Noting that San Gabriel Boulevard “is unfrequented” while Old Mission “is only occupied by stores, houses and some cultivation,” the paper commented that,
Just north of the bridge, in the shade, is a fine place to camp . . . Just below here, this beautiful stream is divided, with a ditch on the east side and two-thirds of its volume on the west side, which after being turned around a sharp corner in the bluff enters the second wide bed of the Old San Gabriel river. Follow the bluff down a short distance, watching the stream on each side of the river, sink into the sand, and if the source and beauty of the Arroyo Honda had not been seen it would have not been believed that the feeble water running below, on each side of the river, could have originated in such a beauty spot.
Because of later development, including the oil wells on the Temple lease and other property to the south, as well as the 1957 completion of the Whittier Narrows Dam, this section south of the campsite and bridge has been completely altered. The aforementioned rerouting of San Gabriel Boulevard also has changed the geographic location of the “shady nook,” which decades later, in the 1930s during segregation of people of color from public pools and most beaches, became known as Marrano Beach, a popular destination for Latinos who enjoyed the conditions much as described by the Herald 140 years ago.

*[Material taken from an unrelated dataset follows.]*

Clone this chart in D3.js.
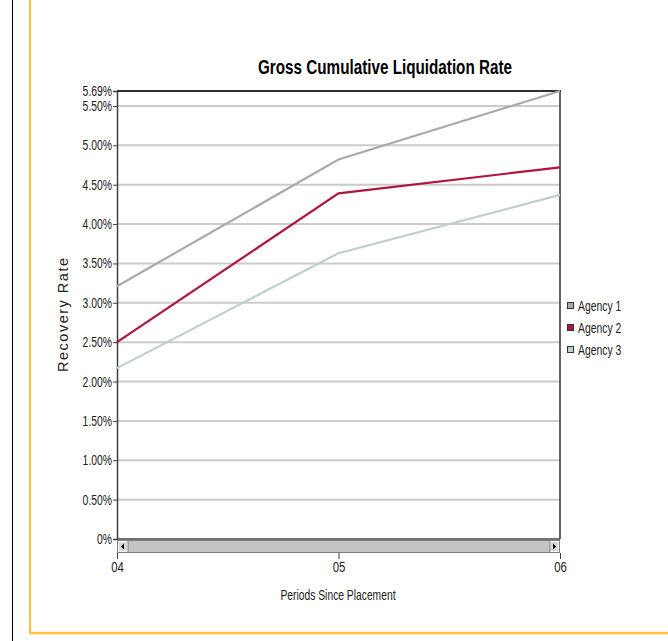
<!DOCTYPE html>
<html>
<head>
<meta charset="utf-8">
<script src="https://cdn.jsdelivr.net/npm/d3@7"></script>
<style>
  html, body { margin: 0; padding: 0; background: #fff; }
  svg { display: block; }
  text { font-family: "Liberation Sans", Arial, sans-serif; }
</style>
</head>
<body>
<svg id="chart" width="668" height="641"></svg>
<script>
const periods = ["04", "05", "06"];
const agency1 = [3.21, 4.82, 5.69];
const agency2 = [2.50, 4.39, 4.72];
const agency3 = [2.17, 3.63, 4.37];
const seriesNames = ["Agency 1", "Agency 2", "Agency 3"];
const seriesColors = ["#aaaaae", "#b0153f", "#bfd0cc"];
const yTicks = [0, 0.5, 1.0, 1.5, 2.0, 2.5, 3.0, 3.5, 4.0, 4.5, 5.0, 5.5, 5.69];
const yMax = 5.69;

const svg = d3.select("#chart");
const L = 117, R = 560, T = 91, B = 539;

// condense text horizontally (narrow face emulation)
function condense(sel, f) {
  sel.each(function () {
    const len = this.getComputedTextLength();
    d3.select(this).attr("textLength", len * f).attr("lengthAdjust", "spacingAndGlyphs");
  });
}

// page frame
svg.append("line").attr("x1", 12.5).attr("x2", 12.5).attr("y1", 0).attr("y2", 641)
  .attr("stroke", "#000").attr("stroke-width", 1);
svg.append("line").attr("x1", 30).attr("x2", 30).attr("y1", 0).attr("y2", 634)
  .attr("stroke", "#ffc03c").attr("stroke-width", 2);
svg.append("line").attr("x1", 29).attr("x2", 668).attr("y1", 633).attr("y2", 633)
  .attr("stroke", "#ffc03c").attr("stroke-width", 2.5);

const x = d3.scalePoint().domain(periods).range([L, R]);
const y = d3.scaleLinear().domain([0, yMax]).range([B, T]);

// gridlines
svg.append("g").selectAll("line").data(yTicks.filter(d => d > 0 && d < yMax)).join("line")
  .attr("x1", L).attr("x2", R)
  .attr("y1", d => y(d)).attr("y2", d => y(d))
  .attr("stroke", "#cccccc").attr("stroke-width", 2);

// y axis
const yAxis = d3.axisLeft(y).tickValues(yTicks).tickSize(4).tickPadding(1)
  .tickFormat(d => d === 0 ? "0%" : d3.format(".2f")(d) + "%");
const gy = svg.append("g").attr("transform", `translate(${L},0)`).call(yAxis);
gy.select(".domain").attr("stroke", "#404040").attr("stroke-width", 1.5);
gy.selectAll(".tick line").attr("stroke", "#404040");
gy.selectAll(".tick text").attr("fill", "#222").style("font-size", "14px")
  .style("font-family", "'Liberation Sans', Arial, sans-serif");
condense(gy.selectAll(".tick text"), 0.74);

// plot border
svg.append("line").attr("x1", L).attr("x2", R + 1).attr("y1", T).attr("y2", T)
  .attr("stroke", "#303030").attr("stroke-width", 2);
svg.append("line").attr("x1", R).attr("x2", R).attr("y1", T).attr("y2", B)
  .attr("stroke", "#303030").attr("stroke-width", 1.5);
svg.append("line").attr("x1", L).attr("x2", R).attr("y1", B).attr("y2", B)
  .attr("stroke", "#404040").attr("stroke-width", 1.5);

// lines
const data = [agency1, agency2, agency3];
const line = d3.line().x((d, i) => x(periods[i])).y(d => y(d));
svg.append("g").selectAll("path").data(data).join("path")
  .attr("d", d => line(d))
  .attr("fill", "none")
  .attr("stroke", (d, i) => seriesColors[i])
  .attr("stroke-width", 2.2);

// scrollbar
const sb = svg.append("g");
sb.append("rect").attr("x", L + 0.5).attr("y", 540.5).attr("width", R - L - 1).attr("height", 12)
  .attr("fill", "#c4c4c4").attr("stroke", "#808080");
sb.append("rect").attr("x", L + 1.5).attr("y", 541.5).attr("width", 9).attr("height", 10)
  .attr("fill", "#d8d8d8").attr("stroke", "#ffffff");
sb.append("line").attr("x1", L + 11).attr("x2", L + 11).attr("y1", 541).attr("y2", 552)
  .attr("stroke", "#808080");
sb.append("path").attr("d", `M${L + 4},546.5 L${L + 7},543.5 L${L + 7},549.5 Z`).attr("fill", "#000");
sb.append("rect").attr("x", R - 9.5).attr("y", 541.5).attr("width", 8).attr("height", 10)
  .attr("fill", "#d8d8d8").attr("stroke", "#ffffff");
sb.append("line").attr("x1", R - 10).attr("x2", R - 10).attr("y1", 541).attr("y2", 552)
  .attr("stroke", "#808080");
sb.append("path").attr("d", `M${R - 4},546.5 L${R - 7},543.5 L${R - 7},549.5 Z`).attr("fill", "#000");

// x axis
const xAxis = d3.axisBottom(x).tickSize(6).tickPadding(2);
const gx = svg.append("g").attr("transform", "translate(0,553)").call(xAxis);
gx.select(".domain").remove();
gx.selectAll(".tick line").attr("stroke", "#404040");
gx.selectAll(".tick text").attr("fill", "#222").style("font-size", "15px");
condense(gx.selectAll(".tick text"), 0.76);

// title
svg.append("text").attr("x", 385).attr("y", 74).attr("text-anchor", "middle")
  .attr("textLength", 254).attr("lengthAdjust", "spacingAndGlyphs")
  .style("font-size", "20px").style("font-weight", "bold").attr("fill", "#000")
  .text("Gross Cumulative Liquidation Rate");

// axis titles
svg.append("text").attr("transform", "translate(68,315) rotate(-90)")
  .attr("text-anchor", "middle")
  .attr("textLength", 114).attr("lengthAdjust", "spacing")
  .style("font-size", "14.5px").attr("fill", "#222")
  .text("Recovery Rate");
const xt = svg.append("text").attr("x", 338).attr("y", 600).attr("text-anchor", "middle")
  .style("font-size", "14.5px").attr("fill", "#222")
  .text("Periods Since Placement");
condense(xt, 0.71);

// legend
const lg = svg.append("g").selectAll("g").data(seriesNames).join("g")
  .attr("transform", (d, i) => `translate(567,${302 + i * 22})`);
lg.append("rect").attr("x", 0.5).attr("y", 0.5).attr("width", 6).attr("height", 6)
  .attr("fill", (d, i) => seriesColors[i]).attr("stroke", "#333");
const lt = lg.append("text").attr("x", 11).attr("y", 8.5).style("font-size", "14px").attr("fill", "#222")
  .text(d => d);
condense(lt, 0.74);
</script>
</body>
</html>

From the mid-1880s to the mid-1910s, little changed at Old Mission in terms of the use of the land for small-scale ranching and farming. When oil was found in 1914 by Thomas W. Temple II, the son of Walter Temple and Laura González, and wells brought in within a few years, transformation was rapid and profound and the intensive search for oil led to many residents leaving for other places to live. The next major change was the re-designation of the area for flood control and more relocations took place. As noted at the beginning of this post, few people driving through the area today would have any idea that there was such as community as Misión Vieja there today—so Sunday’s presentation and posts like this might be seen as something of a “reclaiming” of that history.